Problem requirements :: Look for the line containing "Emit a web page" and the line containing "const STRETCH = 1.14;" in the entries below. Copy those two and all lines between them exactly, leaving out pictures.
....
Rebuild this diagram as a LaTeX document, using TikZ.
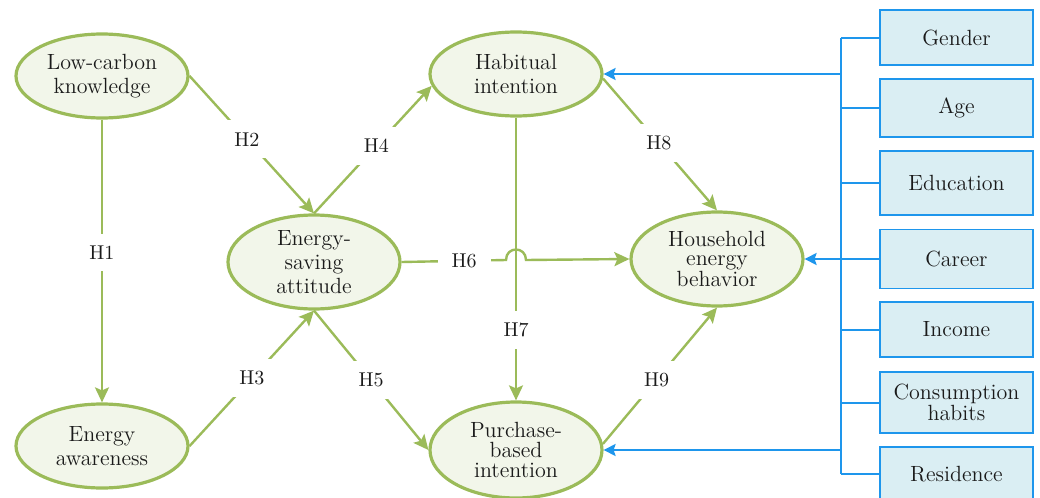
\documentclass[tikz,border=0pt]{standalone}
\usetikzlibrary{shapes.geometric,arrows.meta,calc}
\definecolor{gline}{HTML}{9BBB59}
\definecolor{gfill}{HTML}{F2F6EA}
\definecolor{bcol}{HTML}{1E96EC}
\definecolor{bfill}{HTML}{DAEEF3}
\definecolor{txt}{HTML}{1A1A1A}
\begin{document}
\begin{tikzpicture}[x=0.5pt,y=-0.5pt,
  ell/.style={ellipse,draw=gline,line width=1.6pt,fill=gfill,minimum width=86pt,minimum height=42pt,inner sep=0pt,align=center,text=txt,font=\fontsize{11}{12}\selectfont},
  fact/.style={rectangle,draw=bcol,line width=0.9pt,fill=bfill,minimum width=76.5pt,inner sep=0pt,align=center,text=txt,font=\fontsize{11}{10.5}\selectfont},
  garrow/.style={draw=gline,line width=1.2pt,-{Stealth[length=7.5pt,width=7pt,inset=1.5pt]}},
  bconn/.style={draw=bcol,line width=1pt},
  barrow/.style={draw=bcol,line width=1pt,-{Stealth[length=6pt,width=6pt,inset=1pt]}},
  lbl/.style={fill=white,inner xsep=7pt,inner ysep=6pt,text=txt,font=\fontsize{10}{12}\selectfont}
]
\useasboundingbox (0,0) rectangle (1040,498);
% ellipses
\node[ell] (lck) at (102,76) {Low-carbon\\knowledge};
\node[ell] (aw) at (102,446) {Energy\\awareness};
\node[ell,minimum height=47pt] (att) at (314,262) {Energy-\\saving\\attitude};
\node[ell] (hab) at (516,74) {Habitual\\intention};
\node[ell,minimum height=48pt,font=\fontsize{11}{10}\selectfont] (pur) at (516,450) {Purchase-\\based\\intention};
\node[ell,minimum height=47pt,font=\fontsize{11}{9.5}\selectfont] (hh) at (717,259) {Household\\energy\\behavior};
% factor boxes
\node[fact,minimum height=27.5pt] (gen) at (956.5,37.5) {Gender};
\node[fact,minimum height=29pt] (age) at (956.5,108) {Age};
\node[fact,minimum height=32pt] (edu) at (956.5,183) {Education};
\node[fact,minimum height=29.5pt] (car) at (956.5,259) {Career};
\node[fact,minimum height=27.5pt] (inc) at (956.5,329.5) {Income};
\node[fact,minimum height=30.5pt] (con) at (956.5,402.5) {Consumption\\habits};
\node[fact,minimum height=27pt] (res) at (956.5,474) {Residence};
% trunk
\coordinate (tx) at (841,0);
\draw[bconn] (gen.west -| tx) -- (res.west -| tx);
\foreach \b in {gen,age,edu,inc,con,res}{
  \draw[bconn] (\b.west) -- (\b.west -| tx);
}
\draw[barrow] (hab.east -| tx) -- (hab.east);
\draw[barrow] (pur.east -| tx) -- (pur.east);
\draw[barrow] (car.west) -- (hh.east);
% hypotheses
\draw[garrow] (lck.south) -- node[lbl,pos=0.47] {H1} (aw.north);
\draw[garrow] (lck.east) -- node[lbl,pos=0.46] {H2} (att.north);
\draw[garrow] (aw.east) -- node[lbl] {H3} (att.south);
\draw[garrow] (att.north) -- node[lbl,pos=0.53] {H4} (hab.188);
\draw[garrow] (att.south) -- node[lbl] {H5} (pur.west);
\draw[garrow] (hab.south) -- node[lbl,pos=0.75] {H7} (pur.north);
\coordinate (bumpL) at (506,260);
\coordinate (bumpR) at (526,260);
\draw[garrow] (att.east) -- node[lbl,pos=0.6] {H6} (bumpL) .. controls (506,246) and (526,246) .. (bumpR) -- (hh.west);
\draw[garrow] (hab.357) -- node[lbl,pos=0.49] {H8} (hh.north);
\draw[garrow] (pur.4) -- node[lbl,pos=0.47] {H9} (hh.south);
\end{tikzpicture}
\end{document}
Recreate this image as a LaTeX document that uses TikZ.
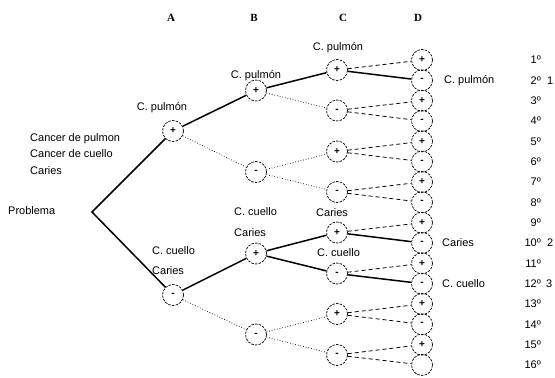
\documentclass[tikz,border=0pt]{standalone}
\usepackage{fontspec}
\setmainfont{Liberation Sans}
\newfontfamily\hfont{Liberation Serif}
\begin{document}
\begin{tikzpicture}[x=1pt,y=-1pt,
  st/.style={circle, draw, dash pattern=on 2.5pt off 1.2pt, line width=0.7pt, minimum size=21pt, inner sep=0pt, font=\fontsize{10}{10}\selectfont\bfseries},
  lbl/.style={font=\fontsize{11}{13}\selectfont, inner sep=0pt},
  hd/.style={font=\hfont\bfseries\fontsize{11}{11}\selectfont, inner sep=0pt},
  strong/.style={line width=1.5pt},
  weak/.style={line width=0.7pt, dotted},
  dsh/.style={line width=0.8pt, dash pattern=on 4pt off 3pt}]
\useasboundingbox (0,0) rectangle (555,378);
% headings
\node[hd] (hA) at (171,18) {A};
\node[hd] (hB) at (254,18) {B};
\node[hd] (hC) at (343,18) {C};
\node[hd] (hD) at (418,18) {D};
% root
\node[lbl, anchor=west] (prob) at (8,211) {Problema};
\coordinate (root) at (92,212);
\node[lbl, anchor=west, align=left, font=\fontsize{11}{16.5}\selectfont] (cases) at (30,154) {Cancer de pulmon\\Cancer de cuello\\Caries};
% level A
\node[st] (a1) at (173,131) {+};
\node[st] (a2) at (173,295) {-};
% level B
\node[st] (b1) at (256,90.5) {+};
\node[st] (b2) at (256,172) {-};
\node[st] (b3) at (256,253.5) {+};
\node[st] (b4) at (256,334.5) {-};
% level C
\node[st] (c1) at (337,70) {+};
\node[st] (c2) at (337,110.5) {-};
\node[st] (c3) at (337,151.5) {+};
\node[st] (c4) at (337,192) {-};
\node[st] (c5) at (337,232.5) {+};
\node[st] (c6) at (337,273.5) {-};
\node[st] (c7) at (337,314) {+};
\node[st] (c8) at (337,355) {-};
% level D
\foreach \i/\s in {1/+,2/-,3/+,4/-,5/+,6/-,7/+,8/-,9/+,10/-,11/+,12/-,13/+,14/-,15/+,16/{}} {
  \pgfmathsetmacro{\yy}{60+(\i-1)*20.33}
  \node[st] (d\i) at (422,\yy) {\s};
  \node[lbl, anchor=east] (n\i) at (541,\yy) {\i º};
}
\node[lbl, anchor=west] (m1) at (547,80.3) {1};
\node[lbl, anchor=west] (m2) at (547,243) {2};
\node[lbl, anchor=west] (m3) at (546,283.6) {3};
% labels
\node[lbl] (la1) at (162,108) {C. pulmón};
\node[lbl] (lb1) at (256,76) {C. pulmón};
\node[lbl] (lc1) at (338,48) {C. pulmón};
\node[lbl, anchor=west] (ld2) at (444,80.3) {C. pulmón};
\node[lbl, anchor=west] (ld10) at (442,243) {Caries};
\node[lbl, anchor=west] (ld12) at (442,283.6) {C. cuello};
\node[lbl, anchor=west, align=left, font=\fontsize{11}{20}\selectfont] (la2) at (152,261) {C. cuello\\Caries};
\node[lbl, anchor=west, align=left, font=\fontsize{11}{21}\selectfont] (lb3) at (234,222) {C. cuello\\Caries};
\node[lbl, anchor=west] (lc4) at (316,213) {Caries};
\node[lbl, anchor=west] (lc5) at (317,253) {C. cuello};
% connectors
\draw[strong] (a1) -- (root) -- (a2);
\draw[strong] (a1) -- (b1);
\draw[weak] (a1) -- (b2);
\draw[strong] (a2) -- (b3);
\draw[weak] (a2) -- (b4);
\draw[strong] (b1) -- (c1);
\draw[weak] (b1) -- (c2);
\draw[weak] (b2) -- (c3);
\draw[weak] (b2) -- (c4);
\draw[strong] (b3) -- (c5);
\draw[strong] (b3) -- (c6);
\draw[weak] (b4) -- (c7);
\draw[weak] (b4) -- (c8);
\draw[dsh] (c1) -- (d1);
\draw[strong] (c1) -- (d2);
\draw[dsh] (c2) -- (d3);
\draw[dsh] (c2) -- (d4);
\draw[dsh] (c3) -- (d5);
\draw[dsh] (c3) -- (d6);
\draw[dsh] (c4) -- (d7);
\draw[dsh] (c4) -- (d8);
\draw[dsh] (c5) -- (d9);
\draw[strong] (c5) -- (d10);
\draw[dsh] (c6) -- (d11);
\draw[strong] (c6) -- (d12);
\draw[dsh] (c7) -- (d13);
\draw[dsh] (c7) -- (d14);
\draw[dsh] (c8) -- (d15);
\draw[dsh] (c8) -- (d16);
\end{tikzpicture}
\end{document}
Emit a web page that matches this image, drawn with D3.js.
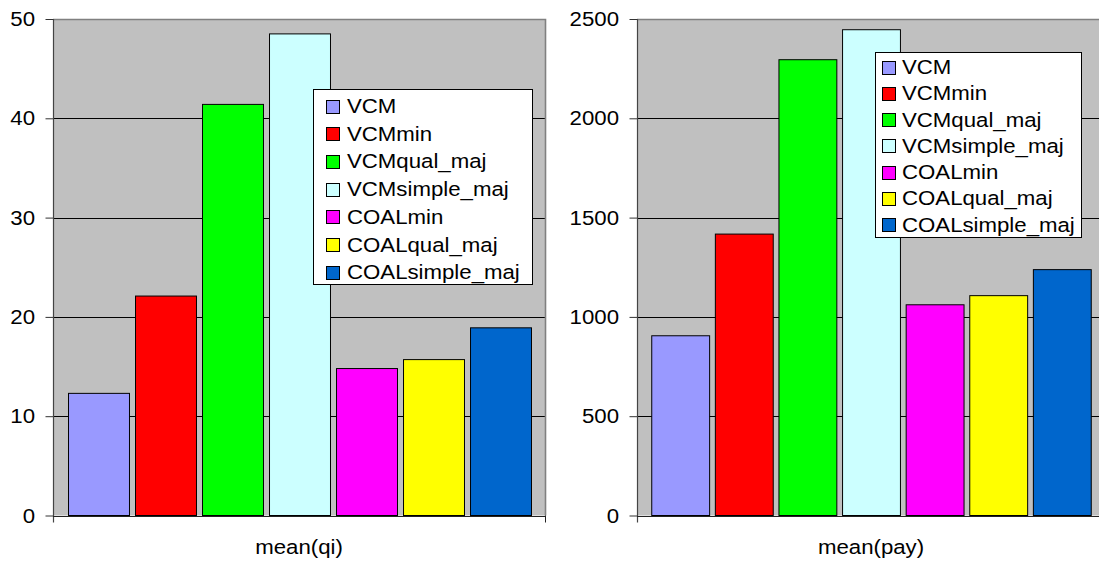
<!DOCTYPE html>
<html>
<head>
<meta charset="utf-8">
<script src="https://cdn.jsdelivr.net/npm/d3@7/dist/d3.min.js"></script>
<style>
  html, body { margin: 0; padding: 0; background: #ffffff; }
  svg { display: block; font-family: Arial, "Liberation Sans", sans-serif; }
</style>
</head>
<body>
<svg id="chart" width="1099" height="565"></svg>
<script>
// Treatment groups, shared by both panels
const series = ["VCM", "VCMmin", "VCMqual_maj", "VCMsimple_maj", "COALmin", "COALqual_maj", "COALsimple_maj"];
const seriesColors = ["#9999FF", "#FF0000", "#00FF00", "#CCFFFF", "#FF00FF", "#FFFF00", "#0066CC"];

// Mean quantity per group
const qiValues = [12.3, 22.1, 41.4, 48.5, 14.8, 15.7, 18.9];
const qiTicks = [0, 10, 20, 30, 40, 50];

// Mean payoff per group
const payValues = [905, 1417, 2295, 2446, 1061, 1107, 1238];
const payTicks = [0, 500, 1000, 1500, 2000, 2500];

const svg = d3.select("#chart");
const FONT = 19.5;
const STRETCH = 1.14;

// Text drawn with a slight horizontal widening
function label(g, x, y, str, anchor) {
  return g.append("text")
    .attr("transform", `translate(${x},${y}) scale(${STRETCH},1)`)
    .attr("text-anchor", anchor)
    .attr("font-size", FONT)
    .attr("fill", "#000")
    .text(str);
}

function panel(opts) {
  const g = svg.append("g");
  const { left, right, top, bottom } = opts;

  const y = d3.scaleLinear().domain([opts.ticks[0], opts.ticks[opts.ticks.length - 1]]).range([bottom, top]);
  const x = d3.scaleBand().domain(series).range([left, right]).paddingInner(0.09).paddingOuter(0.224);

  // plot background
  g.append("rect")
    .attr("x", left).attr("y", top)
    .attr("width", right - left).attr("height", bottom - top)
    .attr("fill", "#C0C0C0");

  // gridlines
  g.selectAll("line.grid")
    .data(opts.ticks.slice(1, -1))
    .join("line")
    .attr("x1", left).attr("x2", right)
    .attr("y1", d => Math.round(y(d)) + 0.5).attr("y2", d => Math.round(y(d)) + 0.5)
    .attr("stroke", "#000").attr("stroke-width", 1);

  // top and right frame
  g.append("path")
    .attr("d", `M${left},${top + 0.5}H${right - 0.5}V${bottom}`)
    .attr("fill", "none").attr("stroke", "#808080").attr("stroke-width", 1.6);

  // bars
  g.selectAll("rect.bar")
    .data(opts.values)
    .join("rect")
    .attr("x", (d, i) => x(series[i]) + 0.5)
    .attr("y", d => y(d))
    .attr("width", x.bandwidth())
    .attr("height", d => y(0) - y(d))
    .attr("fill", (d, i) => seriesColors[i])
    .attr("stroke", "#000").attr("stroke-width", 1);

  // value axis
  const axisY = g.append("g").attr("transform", `translate(${left + 0.5},0)`)
    .call(d3.axisLeft(y).tickValues(opts.ticks).tickSize(8).tickFormat(""));
  axisY.select(".domain").remove();
  axisY.selectAll(".tick line").attr("stroke", "#333");
  g.append("line")
    .attr("x1", left + 0.5).attr("x2", left + 0.5)
    .attr("y1", top).attr("y2", bottom + 7)
    .attr("stroke", "#444").attr("stroke-width", 1.2);
  opts.ticks.forEach(t => {
    label(g, left - 18, y(t) + 7, String(t), "end");
  });

  // category axis
  g.append("line")
    .attr("x1", left).attr("x2", right)
    .attr("y1", Math.round(bottom) + 0.5).attr("y2", Math.round(bottom) + 0.5)
    .attr("stroke", "#222").attr("stroke-width", 1.2);
  g.append("line")
    .attr("x1", right - 0.5).attr("x2", right - 0.5)
    .attr("y1", bottom).attr("y2", bottom + 7)
    .attr("stroke", "#222").attr("stroke-width", 1);
  label(g, opts.titleX, 554, opts.title, "middle");

  // legend
  const L = opts.legend;
  g.append("rect")
    .attr("x", L.x + 0.5).attr("y", L.y + 0.5)
    .attr("width", L.w).attr("height", L.h)
    .attr("fill", "#fff").attr("stroke", "#000").attr("stroke-width", 1);
  series.forEach((s, i) => {
    const cy = L.firstRow + i * L.rowStep;
    g.append("rect")
      .attr("x", L.swatchX + 0.5).attr("y", Math.round(cy - 6.5) + 0.5)
      .attr("width", 13).attr("height", 13)
      .attr("fill", seriesColors[i]).attr("stroke", "#000").attr("stroke-width", 1);
    label(g, L.textX, cy + 7, s, "start");
  });
}

panel({
  left: 53, right: 546, top: 19, bottom: 515.5,
  values: qiValues, ticks: qiTicks,
  title: "mean(qi)", titleX: 299,
  legend: { x: 313, y: 89, w: 219, h: 195, swatchX: 326, textX: 347, firstRow: 106, rowStep: 27.7 }
});

panel({
  left: 637, right: 1105, top: 19, bottom: 515.5,
  values: payValues, ticks: payTicks,
  title: "mean(pay)", titleX: 871,
  legend: { x: 875, y: 52, w: 206, h: 185, swatchX: 882, textX: 902, firstRow: 67, rowStep: 26.25 }
});
</script>
</body>
</html>
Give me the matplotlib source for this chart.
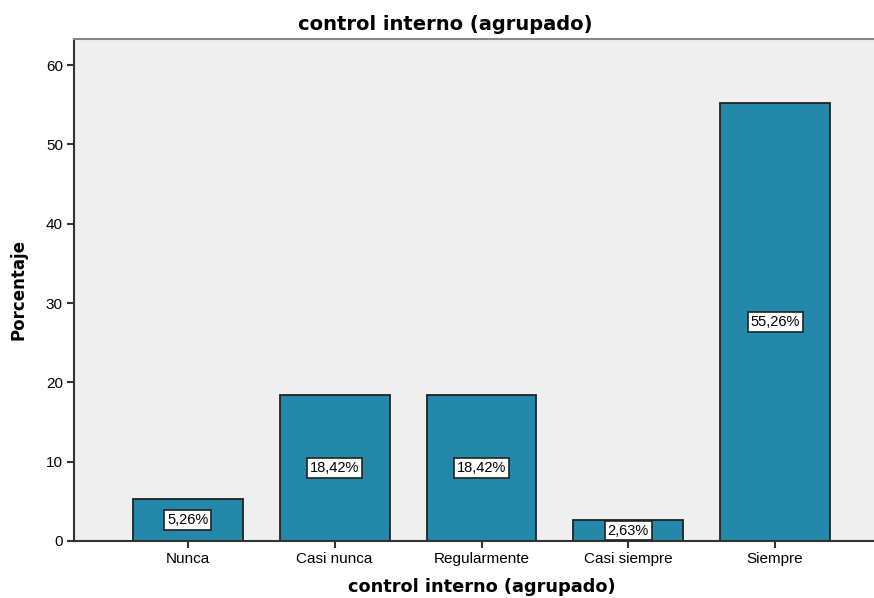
import matplotlib
matplotlib.use("Agg")
import matplotlib.pyplot as plt
import numpy as np

categories = ["Nunca", "Casi nunca", "Regularmente", "Casi siempre", "Siempre"]
values = [5.26, 18.42, 18.42, 2.63, 55.26]
labels = ["5,26%", "18,42%", "18,42%", "2,63%", "55,26%"]
yticks = [0, 10, 20, 30, 40, 50, 60]

fig = plt.figure(figsize=(8.74, 5.98), dpi=100)
W, H = 874, 598
ax = fig.add_axes([74 / W, (H - 541) / H, 815 / W, 502 / H])
ax.set_facecolor("#efefef")

x = np.arange(len(categories))
ax.bar(x, values, width=0.748, color="#2388AA", edgecolor="#222222", linewidth=1.3, zorder=2)
for xi, v, lab in zip(x, values, labels):
    ax.text(xi, v / 2, lab, ha="center", va="center", fontsize=10.5, family="Liberation Sans",
            color="black", zorder=3,
            bbox=dict(boxstyle="square,pad=0.2", facecolor="white", edgecolor="#222222", linewidth=1.2))

ax.set_xlim(-0.7755, 4.7755)
ax.set_ylim(0, 63.3)
ax.set_yticks(yticks)
ax.set_xticks(x)
ax.set_xticklabels(categories, fontsize=11, family="Liberation Sans")
ax.set_yticklabels([str(t) for t in yticks], fontsize=11, family="Liberation Sans")
ax.tick_params(axis="both", direction="out", length=5, width=1.5, color="#333333", pad=3)

for s in ["left", "bottom"]:
    ax.spines[s].set_color("#333333")
    ax.spines[s].set_linewidth(1.5)
ax.spines["top"].set_color("#888888")
ax.spines["top"].set_linewidth(1.5)
ax.spines["right"].set_visible(False)

ax.set_ylabel("Porcentaje", fontsize=12, fontweight="bold", family="DejaVu Sans")
ax.yaxis.set_label_coords(-0.057, 0.5)
fig.text(482 / W, 1 - 587 / H, "control interno (agrupado)", ha="center", va="center",
         fontsize=12.8, fontweight="bold", family="DejaVu Sans")
fig.text(445 / W, 1 - 24 / H, "control interno (agrupado)", ha="center", va="center",
         fontsize=14, fontweight="bold", family="DejaVu Sans")

fig.savefig("out.png", dpi=100)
....
Solution below ::
Emit a web page that matches this image, drawn with D3.js.
<!DOCTYPE html>
<html>
<head>
<meta charset="utf-8">
<script src="https://cdn.jsdelivr.net/npm/d3@7/dist/d3.min.js"></script>
<style>
  html, body { margin: 0; padding: 0; background: #ffffff; }
  svg { display: block; font-family: Arial, "Liberation Sans", sans-serif; }
</style>
</head>
<body>
<svg id="chart" width="1099" height="565"></svg>
<script>
// Treatment groups, shared by both panels
const series = ["VCM", "VCMmin", "VCMqual_maj", "VCMsimple_maj", "COALmin", "COALqual_maj", "COALsimple_maj"];
const seriesColors = ["#9999FF", "#FF0000", "#00FF00", "#CCFFFF", "#FF00FF", "#FFFF00", "#0066CC"];

// Mean quantity per group
const qiValues = [12.3, 22.1, 41.4, 48.5, 14.8, 15.7, 18.9];
const qiTicks = [0, 10, 20, 30, 40, 50];

// Mean payoff per group
const payValues = [905, 1417, 2295, 2446, 1061, 1107, 1238];
const payTicks = [0, 500, 1000, 1500, 2000, 2500];

const svg = d3.select("#chart");
const FONT = 19.5;
const STRETCH = 1.14;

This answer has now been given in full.